A r c h i v e d  I n f o r m a t i o n

   FOR IMMEDIATE RELEASE                    Contact:  Kathryn Kahler    March 16, 1995                                     (202) 401-3026

Statement by U.S. Secretary of Education Richard W. Riley Regarding House Vote on Rescissions

The decision by the U.S. House of Representatives to cut almost $1.7 billion in education spending is not an investment in America's future. The message from the new Congress to the children of America is clear: "You're on your own."

There was little reference to education in the Republican "Contract with America" and now some in the House of Representatives are starting to tell us that education is no longer a national priority. This is not what the American people were promised or what they expected.

Juvenile crime is soaring, people are worried sick about their children's safety and parents tell us again and again -- get guns out of school, end the violence, and keep drugs away from their children. Yet, the House has decided to eliminate 98 percent of the funding -- $472 million -- for our Safe and Drug-Free School program, money that has already been appropriated for the coming school year.

The rescission package cuts $100 million to improve teaching. It makes severe cutbacks affecting adult literacy and the gifted and talented. The Goals 2000: Educate America Act, which is so important to raising academic standards and moving American education into the 21st Century, takes a very hard hit. Thousands of schools will not get the funding as a result.

The decision of the House to rescind over 75 percent of our new technology funding is the equivalent of eating your seed corn. This is a short-sighted decision that is out of step with what the American people are thinking when it comes to education.
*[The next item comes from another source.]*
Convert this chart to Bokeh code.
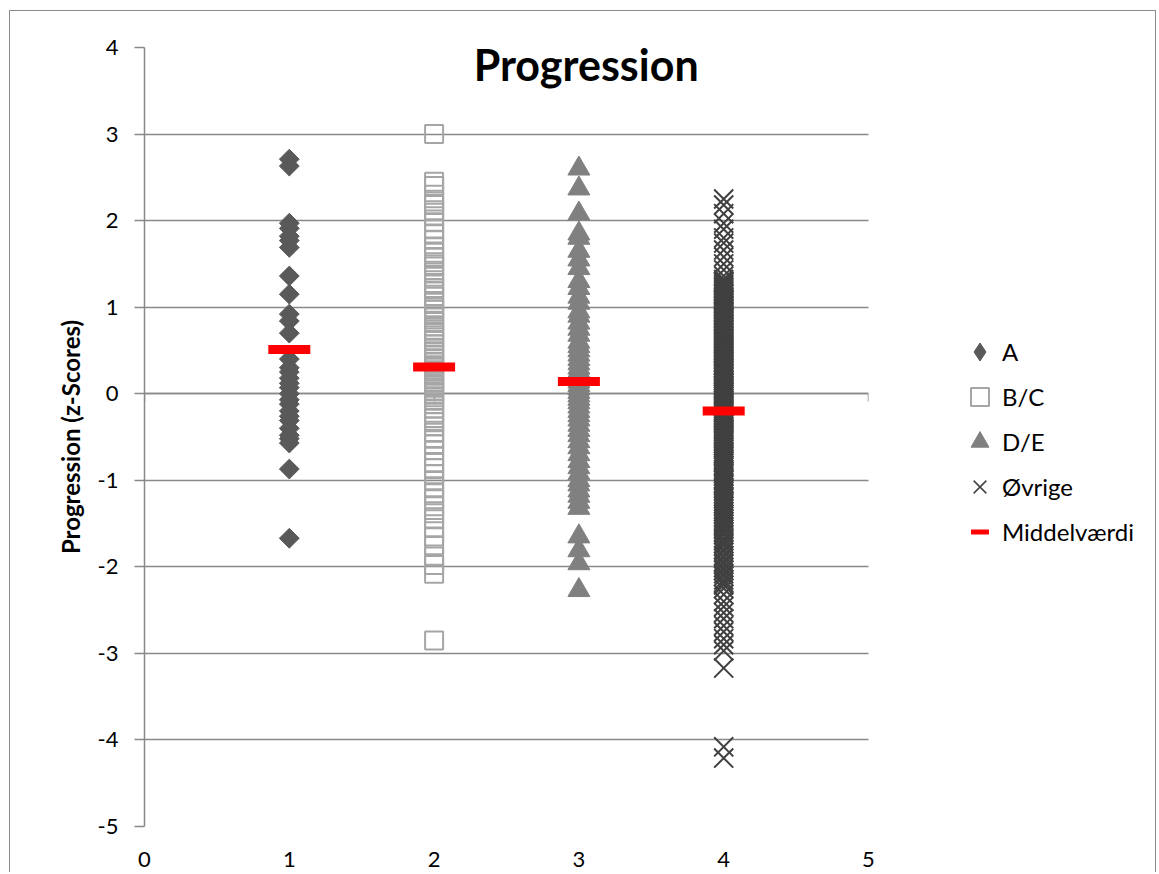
import numpy as np
from bokeh.plotting import figure
from bokeh.models import (LinearAxis, Legend, LegendItem, Label, FixedTicker, Range1d,
                          BoxAnnotation)
from bokeh.embed import file_html
from bokeh.resources import INLINE

# ---------------- data ----------------
categories = ["A", "B/C", "D/E", "Øvrige"]
cat_x = [1, 2, 3, 4]

a_vals = [2.71, 2.63, 1.97, 1.91, 1.82, 1.77, 1.69, 1.36, 1.15, 0.92, 0.84, 0.70,
          0.40, 0.30, 0.25, 0.18, 0.12, 0.07, 0.00, -0.07, -0.12, -0.20, -0.26,
          -0.31, -0.40, -0.48, -0.52, -0.57, -0.87, -1.67]

bc_vals = [3.00, 2.45, 2.40, 2.30, 2.22, 2.18, 2.12, 2.05, 1.98, 1.90, 1.85, 1.78,
           1.70, 1.63, 1.58, 1.52, 1.47, 1.40, 1.35, 1.28, 1.22, 1.18, 1.12, 1.05,
           1.00, 0.97, 0.92, 0.88, 0.83, 0.78, 0.74, 0.70, 0.65, 0.61, 0.57, 0.52,
           0.48, 0.45, 0.41, 0.37, 0.33, 0.30, 0.26, 0.22, 0.18, 0.14, 0.10, 0.07,
           0.03, 0.00, -0.04, -0.08, -0.12, -0.17, -0.22, -0.28, -0.33, -0.38,
           -0.45, -0.52, -0.58, -0.65, -0.72, -0.80, -0.86, -0.93, -1.00, -1.08,
           -1.15, -1.22, -1.30, -1.38, -1.45, -1.55, -1.65, -1.75, -1.88, -1.98,
           -2.08, -2.85]

de_vals = [2.60, 2.37, 2.08, 1.85, 1.80, 1.65, 1.55, 1.45, 1.30, 1.22, 1.12, 1.05,
           0.95, 0.90, 0.82, 0.75, 0.68, 0.60, 0.55, 0.50, 0.45, 0.40, 0.35, 0.30,
           0.26, 0.22, 0.18, 0.14, 0.10, 0.06, 0.02, -0.02, -0.06, -0.10, -0.15,
           -0.20, -0.25, -0.30, -0.36, -0.42, -0.48, -0.55, -0.62, -0.70, -0.78,
           -0.85, -0.92, -1.00, -1.05, -1.12, -1.18, -1.25, -1.32, -1.65, -1.81,
           -1.96, -2.27]

ovr_vals = [2.25, 2.18, 2.08, 1.97, 1.90, 1.80, 1.74, 1.66, 1.58, 1.50, 1.43, 1.36,
            1.32, 1.30, 1.29, 1.27, 1.25, 1.23, 1.21, 1.19, 1.18, 1.16, 1.15, 1.13,
            1.11, 1.09, 1.08, 1.06, 1.04, 1.02, 1.01, 0.99, 0.97, 0.95, 0.94, 0.92,
            0.90, 0.88, 0.87, 0.85, 0.84, 0.82, 0.80, 0.78, 0.77, 0.75, 0.73, 0.71,
            0.70, 0.68, 0.66, 0.64, 0.63, 0.61, 0.60, 0.58, 0.56, 0.54, 0.53, 0.51,
            0.49, 0.47, 0.46, 0.44, 0.43, 0.41, 0.39, 0.37, 0.36, 0.34, 0.32, 0.30,
            0.29, 0.27, 0.26, 0.24, 0.22, 0.20, 0.19, 0.17, 0.15, 0.13, 0.12, 0.10,
            0.09, 0.07, 0.05, 0.03, 0.02, 0.00, -0.01, -0.03, -0.05, -0.07, -0.08,
            -0.10, -0.12, -0.14, -0.15, -0.17, -0.19, -0.21, -0.22, -0.24, -0.26,
            -0.28, -0.29, -0.31, -0.33, -0.35, -0.38, -0.40, -0.42, -0.44, -0.46,
            -0.48, -0.50, -0.52, -0.54, -0.56, -0.58, -0.60, -0.62, -0.64, -0.67,
            -0.69, -0.71, -0.73, -0.76, -0.78, -0.80, -0.83, -0.85, -0.88, -0.90,
            -0.92, -0.95, -0.98, -1.00, -1.03, -1.05, -1.08, -1.10, -1.13, -1.16,
            -1.19, -1.21, -1.24, -1.27, -1.30, -1.33, -1.36, -1.39, -1.42, -1.45,
            -1.48, -1.51, -1.54, -1.57, -1.60, -1.63, -1.67, -1.70, -1.73, -1.76,
            -1.80, -1.83, -1.87, -1.90, -1.94, -1.97, -2.01, -2.04, -2.08, -2.11,
            -2.15, -2.18, -2.21, -2.25, -2.32, -2.40, -2.46, -2.53, -2.60, -2.68,
            -2.75, -2.83, -2.90, -2.97, -3.17, -4.08, -4.21]

mean_vals = [0.51, 0.31, 0.14, -0.20]

x_ticks = [0, 1, 2, 3, 4, 5]
y_ticks = [-5, -4, -3, -2, -1, 0, 1, 2, 3, 4]

title_text = "Progression"
y_label = "Progression (z-Scores)"
legend_labels = ["A", "B/C", "D/E", "Øvrige", "Middelværdi"]

# ---------------- layout / styling ----------------
FONT = "Lato"
GRID = "#898989"
FIG_W, FIG_H = 1147, 862
LEFT, TOP, BOTTOM = 134, 36, 47
PLOT_AREA_W = 724                      # pixel width of the 0..5 plot area
FRAME_W = FIG_W - LEFT                 # frame spans to the right edge (legend inside)
x_lo, x_hi = x_ticks[0], x_ticks[-1]
x_end = x_lo + (x_hi - x_lo) * FRAME_W / PLOT_AREA_W

p = figure(width=FIG_W, height=FIG_H, x_range=Range1d(x_lo, x_end),
           y_range=Range1d(y_ticks[0], y_ticks[-1]),
           output_backend="svg", toolbar_location=None,
           min_border_left=LEFT, min_border_right=0, min_border_top=TOP,
           min_border_bottom=BOTTOM)
p.margin = (10, 0, 0, 9)
p.styles = {"border-top": "1px solid #8a8a8a", "border-left": "1px solid #8a8a8a",
            "border-right": "1px solid #8a8a8a"}
p.outline_line_color = None
p.background_fill_color = "white"
p.border_fill_color = "white"

p.xgrid.visible = False
p.ygrid.ticker = FixedTicker(ticks=y_ticks)
p.ygrid.grid_line_color = GRID
p.ygrid.grid_line_width = 1.5

# mask the gridlines to the right of the plot area (legend region)
mask = BoxAnnotation(left=x_hi, fill_color="white", fill_alpha=1.0,
                     line_color=None, level="underlay")
p.add_layout(mask)

# y axis
p.yaxis.ticker = FixedTicker(ticks=y_ticks)
p.yaxis.major_label_overrides = {t: str(t) for t in y_ticks}
p.yaxis.axis_line_color = GRID
p.yaxis.axis_line_width = 1.5
p.yaxis.major_tick_line_color = GRID
p.yaxis.major_tick_line_width = 1.5
p.yaxis.major_tick_out = 10
p.yaxis.major_tick_in = 0
p.yaxis.minor_tick_line_color = None
p.yaxis.major_label_text_font = FONT
p.yaxis.major_label_text_font_size = "22px"
p.yaxis.major_label_text_color = "black"
p.yaxis.major_label_standoff = 16
p.yaxis.axis_label = y_label
p.yaxis.axis_label_text_font = FONT
p.yaxis.axis_label_text_font_size = "24px"
p.yaxis.axis_label_text_font_style = "bold"
p.yaxis.axis_label_text_color = "black"
p.yaxis.axis_label_standoff = 10

# x axis (labels only, at bottom)
p.xaxis.ticker = FixedTicker(ticks=x_ticks)
p.xaxis.axis_line_color = None
p.xaxis.major_tick_line_color = None
p.xaxis.minor_tick_line_color = None
p.xaxis.major_label_text_font = FONT
p.xaxis.major_label_text_font_size = "22px"
p.xaxis.major_label_text_color = "black"
p.xaxis.major_label_standoff = 19

# x axis line crossing at y = 0
x0_axis = LinearAxis(fixed_location=0, ticker=FixedTicker(ticks=x_ticks),
                     bounds=(x_lo, x_hi),
                     axis_line_color=GRID, axis_line_width=1.5,
                     major_tick_line_color=GRID, major_tick_line_width=1.5,
                     major_tick_out=8, major_tick_in=0,
                     minor_tick_line_color=None, major_label_text_color=None,
                     level="underlay")
p.add_layout(x0_axis, "below")

# ---------------- glyphs ----------------
r_a = p.scatter(x=[cat_x[0]] * len(a_vals), y=a_vals, marker="square",
                angle=np.pi / 4, size=14, fill_color="#595959", line_color="#595959")
r_bc = p.scatter(x=[cat_x[1]] * len(bc_vals), y=bc_vals, marker="square", size=18,
                 fill_alpha=0, line_color="#a6a6a6", line_width=2)
r_de = p.scatter(x=[cat_x[2]] * len(de_vals), y=de_vals, marker="triangle", size=22,
                 fill_color="#808080", line_color="#808080")
r_ov = p.scatter(x=[cat_x[3]] * len(ovr_vals), y=ovr_vals, marker="x", size=27,
                 line_color="#404040", line_width=2)
r_mean = p.scatter(x=cat_x, y=mean_vals, marker="dash", size=42,
                   line_color="#ff0000", line_width=9, line_cap="butt")

# legend-only proxies (not drawn in the plot: NaN position)
r_a_leg = p.scatter(x=[np.nan], y=[np.nan], marker="diamond", fill_color="#595959",
                    line_color="#595959")
r_ov_leg = p.scatter(x=[np.nan], y=[np.nan], marker="x", line_color="#404040",
                     line_width=1.5)
r_mean_leg = p.scatter(x=[np.nan], y=[np.nan], marker="dash", line_color="#ff0000",
                       line_width=5, line_cap="butt")

legend = Legend(items=[
    LegendItem(label=legend_labels[0], renderers=[r_a_leg]),
    LegendItem(label=legend_labels[1], renderers=[r_bc]),
    LegendItem(label=legend_labels[2], renderers=[r_de]),
    LegendItem(label=legend_labels[3], renderers=[r_ov_leg]),
    LegendItem(label=legend_labels[4], renderers=[r_mean_leg]),
], location=(813, 272), padding=0, margin=0, spacing=0,
    glyph_width=45, glyph_height=45, label_standoff=0,
    label_text_font=FONT, label_text_font_size="24px", label_text_color="black",
    border_line_color=None, background_fill_alpha=0)
p.add_layout(legend, "center")

title = Label(x=3.05, y=3.80, text=title_text, text_align="center",
              text_baseline="alphabetic", text_font=FONT, text_font_size="43px",
              text_font_style="bold", text_color="black")
p.add_layout(title)

open("out.html", "w").write(file_html(p, INLINE))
In the most recent national poll conducted by the Wall Street Journal and NBC News, 79 percent of all Americans opposed cuts in education spending.

I am also concerned that this action is the first step that may tear apart the broad bipartisan consensus that has sustained and moved American education forward in the last decade. This nation needs to put its house in order and keep the budget deficit in check without creating a human deficit. If we do not invest in education and prepare the young people of this country for the changing job market, we will have a weaker economy in the future.

I will urge the U.S. Senate to reconsider and oppose the House action. We aren't going to move American education into the 21st century if good solid programs that keep children healthy, safe and educated, are being cut, merged, shunted aside or eliminated.